Malaga is an ever-developing city with millions spent by the council over the last ten years to enhance the cultural aspects of the city, it now rivals Barcelona and Madrid in terms of arty experience. The city boasts over thirty museums and has a multitude of galleries and exhibitions, ideal for a rainy day or just for something a little different.
Any trip to Malaga is best done when the streets are calmer so September and October are perfect for exploring. Here we look at five of our favourite cultural delights.
- The Picasso Museum – Spread over twelve halls, the permanent exhibition includes numerous classic and famed paintings and is a lovely collection for novices, while aficionados will find enough to keep them engaged long after the visit.
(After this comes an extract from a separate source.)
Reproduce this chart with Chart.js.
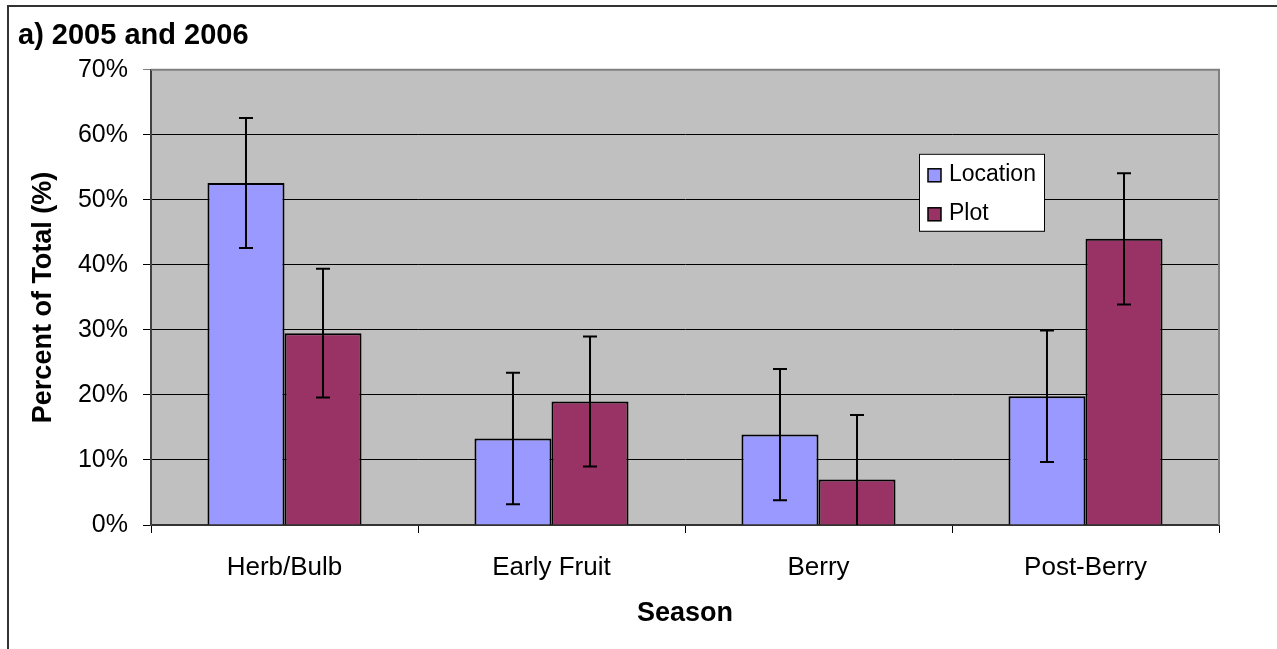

Beyond the artist’s more recognisable paintings, and pieces from his various stylistic periods, the permanent collection houses sketches, sculptures and ceramics. Three more temporary exhibit rooms round out the experience.
- The Malaga Museum – Housing some 15,000 archaeological artefacts and more than 2,000 fine arts pieces, this comprehensive museum charts the city’s history from Prehistoric times up to modern day. There’s a rich collection of 19th century Spanish art, including all of the most important painters of the local Malaga school.
- The Carmen Thyssen Museum – Comprising hundreds of works from the personal collection of Carmen Thyssen-Bornemisza, highlighting the various genres of 19th century Spanish art, from Francisco de Goya to Pablo Picasso. Included is a cannon of the most famous of Andalusian artists, such as Malaga’s own Felix Revello de Toro The Thyssen museum has been a must-see destination for lovers of Andalusian art since its opening in 2011.
- The Flamenco Art Museum – Flamenco art runs deep in Andalusian veins and Malaga itself has an important historical relationship with the art form, in fact, the museum is one of the most important of its kind in all of Spain. The Flamenco Museum of Malaga houses a gathering of more than 5000 pieces, half of those comprising a historical collection of recordings dating to the 19th century, along with centuries old guitars, traditional garb representing the various Flamenco forms and Flamenco inspired art and photography.
- The Contemporary Art Museum – 400 or so permanent works prominently feature some of the most memorable artists of the late 20th century with a focus on North American artists such as Lichtenstein and Stella. Expect quirky works here, and once you’ve had your fill, head into Malaga’s up and coming, artsy SOHO district characterised by its lively café culture.